┏━━

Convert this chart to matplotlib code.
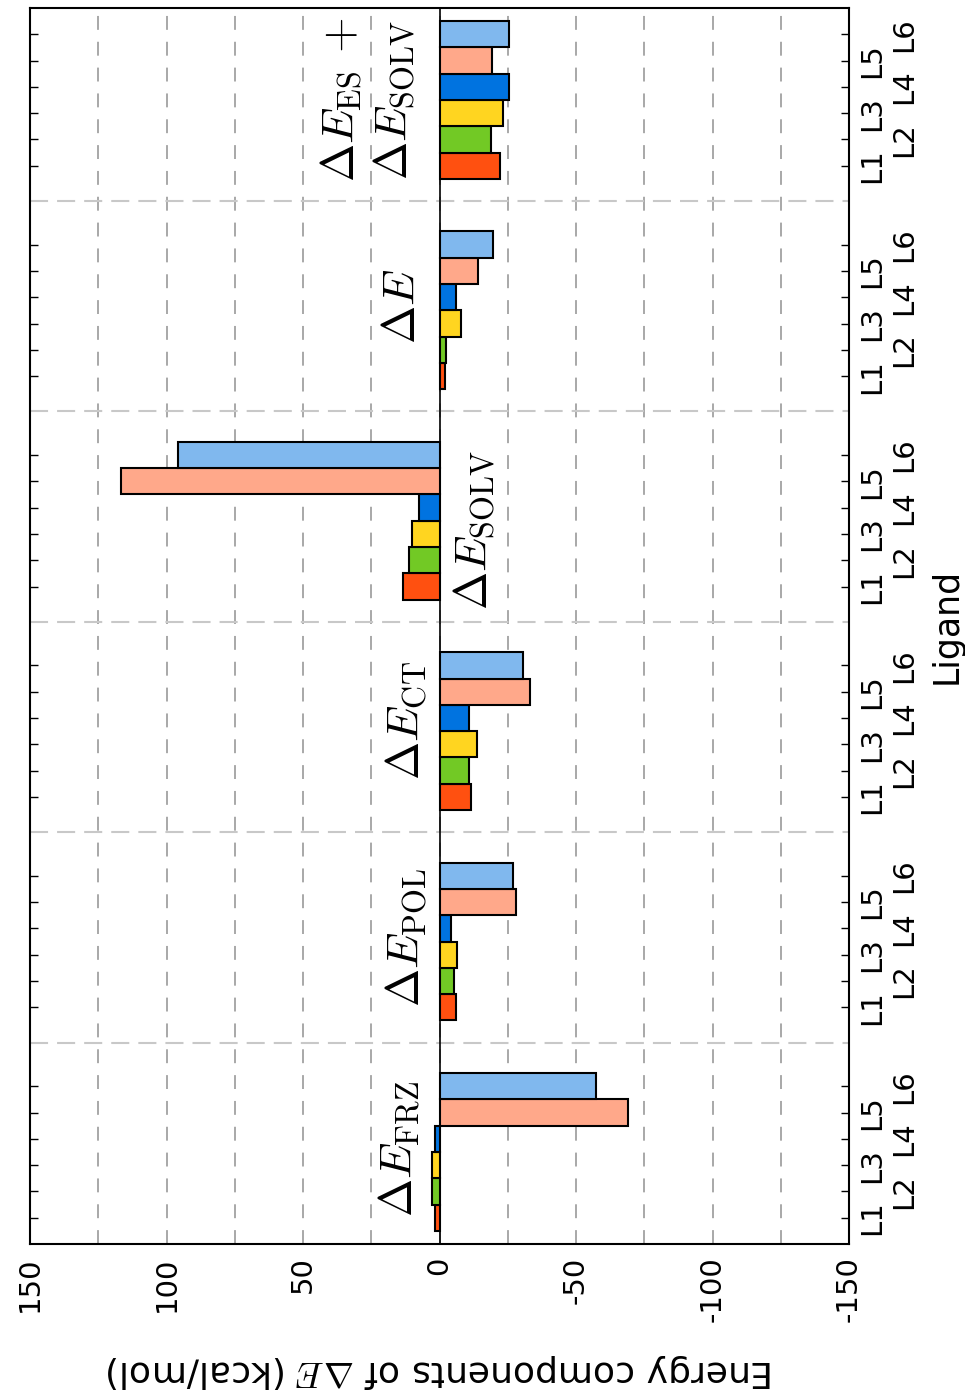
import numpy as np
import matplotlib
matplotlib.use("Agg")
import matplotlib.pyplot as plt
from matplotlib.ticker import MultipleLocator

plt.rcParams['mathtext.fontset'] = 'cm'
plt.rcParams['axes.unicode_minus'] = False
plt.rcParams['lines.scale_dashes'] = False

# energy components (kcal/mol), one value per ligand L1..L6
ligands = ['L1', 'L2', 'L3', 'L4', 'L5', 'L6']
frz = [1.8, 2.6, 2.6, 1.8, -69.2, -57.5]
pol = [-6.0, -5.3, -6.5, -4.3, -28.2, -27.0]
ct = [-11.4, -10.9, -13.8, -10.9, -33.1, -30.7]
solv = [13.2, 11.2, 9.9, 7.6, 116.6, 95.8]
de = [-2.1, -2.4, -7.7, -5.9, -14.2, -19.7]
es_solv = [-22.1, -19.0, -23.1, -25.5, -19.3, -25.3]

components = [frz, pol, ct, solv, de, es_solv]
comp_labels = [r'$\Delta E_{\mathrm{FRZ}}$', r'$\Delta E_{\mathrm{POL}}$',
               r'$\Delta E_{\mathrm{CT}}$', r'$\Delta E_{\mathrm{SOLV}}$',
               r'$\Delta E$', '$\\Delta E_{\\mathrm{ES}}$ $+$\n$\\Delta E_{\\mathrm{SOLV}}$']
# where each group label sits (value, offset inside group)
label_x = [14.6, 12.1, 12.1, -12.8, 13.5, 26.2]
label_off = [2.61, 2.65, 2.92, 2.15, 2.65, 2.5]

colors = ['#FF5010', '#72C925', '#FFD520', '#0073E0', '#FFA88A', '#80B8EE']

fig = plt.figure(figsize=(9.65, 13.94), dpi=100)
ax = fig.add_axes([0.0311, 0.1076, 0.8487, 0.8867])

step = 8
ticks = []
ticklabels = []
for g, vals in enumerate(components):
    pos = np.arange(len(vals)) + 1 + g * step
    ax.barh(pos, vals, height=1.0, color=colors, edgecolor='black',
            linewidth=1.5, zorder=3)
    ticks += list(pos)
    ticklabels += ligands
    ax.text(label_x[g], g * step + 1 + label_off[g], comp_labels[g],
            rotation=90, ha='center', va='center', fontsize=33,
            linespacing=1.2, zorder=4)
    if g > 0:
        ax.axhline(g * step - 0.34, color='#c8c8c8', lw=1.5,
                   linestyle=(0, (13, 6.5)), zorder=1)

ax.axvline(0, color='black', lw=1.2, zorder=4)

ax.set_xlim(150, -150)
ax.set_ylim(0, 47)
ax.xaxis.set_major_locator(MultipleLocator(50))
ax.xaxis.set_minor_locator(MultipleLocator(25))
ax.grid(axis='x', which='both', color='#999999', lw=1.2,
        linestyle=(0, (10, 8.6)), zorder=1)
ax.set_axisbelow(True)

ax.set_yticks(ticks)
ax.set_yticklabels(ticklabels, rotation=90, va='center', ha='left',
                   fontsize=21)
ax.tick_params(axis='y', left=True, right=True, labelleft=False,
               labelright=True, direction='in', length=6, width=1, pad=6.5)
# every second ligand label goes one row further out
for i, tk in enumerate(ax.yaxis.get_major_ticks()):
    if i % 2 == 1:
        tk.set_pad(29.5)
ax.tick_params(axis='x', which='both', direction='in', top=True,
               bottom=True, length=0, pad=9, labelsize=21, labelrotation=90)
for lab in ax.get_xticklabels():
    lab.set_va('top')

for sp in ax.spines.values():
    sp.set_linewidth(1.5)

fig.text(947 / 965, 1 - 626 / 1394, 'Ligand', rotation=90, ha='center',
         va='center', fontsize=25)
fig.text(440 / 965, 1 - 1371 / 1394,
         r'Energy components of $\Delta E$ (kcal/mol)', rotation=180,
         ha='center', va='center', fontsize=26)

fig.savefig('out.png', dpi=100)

┗━━

• **WHAT YOU SHOULD DO**: Begin at the first line of the material and copy each line exactly through the one containing "es_solv = [-22.1, -19.0, -23.1, -25.5, -19.3, -25.3]". Omit pictures.

• **ANSWER BELOW**:
Convert this chart to matplotlib code.
import numpy as np
import matplotlib
matplotlib.use("Agg")
import matplotlib.pyplot as plt
from matplotlib.ticker import MultipleLocator

plt.rcParams['mathtext.fontset'] = 'cm'
plt.rcParams['axes.unicode_minus'] = False
plt.rcParams['lines.scale_dashes'] = False

# energy components (kcal/mol), one value per ligand L1..L6
ligands = ['L1', 'L2', 'L3', 'L4', 'L5', 'L6']
frz = [1.8, 2.6, 2.6, 1.8, -69.2, -57.5]
pol = [-6.0, -5.3, -6.5, -4.3, -28.2, -27.0]
ct = [-11.4, -10.9, -13.8, -10.9, -33.1, -30.7]
solv = [13.2, 11.2, 9.9, 7.6, 116.6, 95.8]
de = [-2.1, -2.4, -7.7, -5.9, -14.2, -19.7]
es_solv = [-22.1, -19.0, -23.1, -25.5, -19.3, -25.3]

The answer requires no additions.